The invention is based on a fuel injection device as defined hereinafter. A fuel injection device of this kind is known, for instance from German Offenlegungsschrift No. 30 02 851, although this device is intended exclusively for an application where a primary fuel that is difficult to ignite pumped by a high-pressure injection pump, on the one hand, and on the other, an igniting fuel pumped by a separate pump are to be delivered via a hydraulically actuated auxiliary pump to separate injection nozzles, for the main fuel and the igniting fuel, in a Diesel engine. The low-pressure pump which furnishs the igniting fuel communicates with a pilot storage chamber in the auxiliary pump that is defined by an expulsion piston, and the supply pressure of the main fuel acts upon the remote side of the expulsion piston. Aside from the engineering expense necessary in order to provide each cylinder of the Diesel engine with separate injection valves for the pilot injection and the main injection, each with an auxiliary pump, and the many connecting lines needed for this, it is also problematical in the known apparatus to effect accurate control of the sequence of time between the pilot injection and the main injection, because the dead spaces existing in the connecting lines cause unavoidable deviations, particularly in accordance with rpm, from the specified control times for the pilot injection and the main injection.

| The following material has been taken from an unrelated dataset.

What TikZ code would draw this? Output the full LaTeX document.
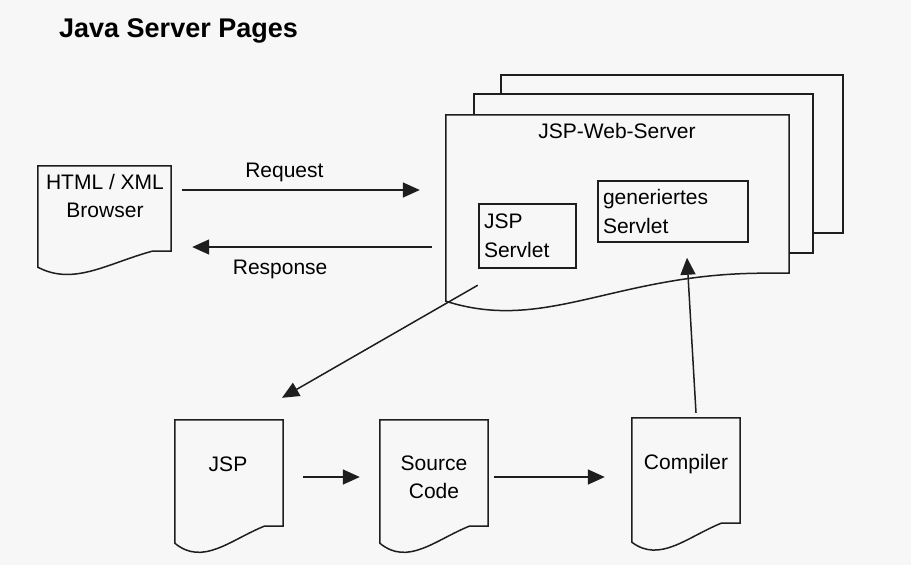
\documentclass[tikz,border=0pt]{standalone}
\usepackage{fontspec}
\setmainfont{Liberation Sans}
\usetikzlibrary{arrows.meta,calc}
\definecolor{bg}{RGB}{247,247,247}
\definecolor{ink}{RGB}{30,30,30}
% document outline: #1 node, #2 left drop, #3 control 1, #4 control 2, #5 flat part at right
\newcommand\wavedoc[5]{%
  \draw[ln, fill=bg] (#1.south east) -- (#1.north east) -- (#1.north west)
    -- ([shift={(0,#2)}]#1.south west)
    .. controls ([shift={#3}]#1.south west) and ([shift={#4}]#1.south west)
    .. ([shift={(-#5,0)}]#1.south east) -- cycle;}
\begin{document}
\begin{tikzpicture}[x=1pt,y=-1pt,
  ln/.style={draw=ink, line width=1.5pt, line join=miter},
  body/.style={rectangle, inner sep=0pt},
  arr/.style={draw=ink, line width=1.5pt, -{Triangle[length=17pt,width=15pt]}},
  txt/.style={inner sep=0pt, text=black, font=\fontsize{21}{28.5}\selectfont},
  boxtxt/.style={ln, fill=bg, rectangle, inner sep=0pt, align=left, text=black,
                 font=\fontsize{21}{28.5}\selectfont}]
\useasboundingbox[fill=bg] (0,0) rectangle (911,565);

% title
\node[inner sep=0pt, anchor=base west, font=\bfseries\fontsize{27}{31}\selectfont] (title) at (59,37) {Java Server Pages};

% server stack
\node[body, ln, fill=bg, minimum width=342pt, minimum height=158pt] (srv3) at (672,154) {};
\node[body, ln, fill=bg, minimum width=339pt, minimum height=159pt] (srv2) at (643.5,173.5) {};
\node[body, minimum width=343pt, minimum height=158pt] (server) at (617.5,194) {};
\wavedoc{server}{28}{(100,60)}{(170,0)}{25}
\node[txt, anchor=base] (servertitle) at (617,138) {JSP-Web-Server};
\node[boxtxt, minimum width=97pt, minimum height=64pt, text width=87pt] (jspservlet) at (527.5,236) {JSP\\Servlet};
\node[boxtxt, minimum width=150pt, minimum height=61pt, text width=140pt] (gen) at (673,211.5) {generiertes\\Servlet};

% browser
\node[body, minimum width=133pt, minimum height=85pt] (browser) at (104.5,208.5) {};
\wavedoc{browser}{16}{(36,35)}{(70,12)}{19}
\node[txt, anchor=north, align=center] (browsertxt) at (105,173.7) {HTML / XML\\Browser};

% bottom documents
\node[body, minimum width=108pt, minimum height=106pt] (jsp) at (229,473) {};
\wavedoc{jsp}{17}{(28,40)}{(55,14)}{19}
\node[txt, anchor=base] (jsptxt) at (228,471) {JSP};

\node[body, minimum width=108pt, minimum height=106pt] (src) at (434,473) {};
\wavedoc{src}{17}{(28,40)}{(55,14)}{19}
\node[txt, anchor=north, align=center] (srctxt) at (434,455.5) {Source\\Code};

\node[body, minimum width=108pt, minimum height=105pt] (comp) at (686,470.5) {};
\wavedoc{comp}{19}{(28,40)}{(55,14)}{19}
\node[txt, anchor=base] (comptxt) at (686,469) {Compiler};

% connectors
\draw[arr] ($(browser.east)+(11,-18.5)$) -- ($(server.west)+(-26,-4)$)
  node[txt, pos=0.43, anchor=base, yshift=13pt] (reqlbl) {Request};
\draw[arr] ($(server.west)+(-14,53)$) -- ($(browser.east)+(21,38.5)$)
  node[txt, pos=0.633, anchor=base, yshift=-27pt] (resplbl) {Response};
\draw[arr] ($(server.south west)+(32,12)$) -- ($(jsp.north)+(53,-22)$);
\draw[arr] ($(jsp.east)+(20,4)$) -- ($(src.west)+(-20,4)$);
\draw[arr] ($(src.east)+(6,4)$) -- ($(comp.west)+(-27,6.5)$);
\draw[arr] ($(comp.north)+(10,-5)$) -- ($(gen.south)+(14,15)$);
\end{tikzpicture}
\end{document}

An apparatus is also known (German Pat. No. 1 252 001) in which a separate, small piston for the pilot injection is disposed such that it is offset in an axially parallel manner from a loading piston for the main injection inside a fuel injection valve, although no separate low-pressure supply means is provided, and the pilot injection quantity is derived from the supply of fuel for the main injection. As a result, the standing pressure in the pressure line, and thus the accuracy of quantity control, are unfavorably affected.
Finally, it is also known (German Offenlegungsschrift No. 28 34 633), for controlling the pilot injection in internal combustion engines, to provide a one-piece control slide which is displaceable counter to the force of a spring, and which with a pronounced intermediate relief into a reservoir, via control edges, establishes the particular desired connections for the pilot injection and the main injection. Here again, the pilot injection quantity is diverted from the supply quantity of the injection pump that also furnishes the main injection quantity, so that once again the accuracy of the quantity control of the main injection quantity is affected negatively.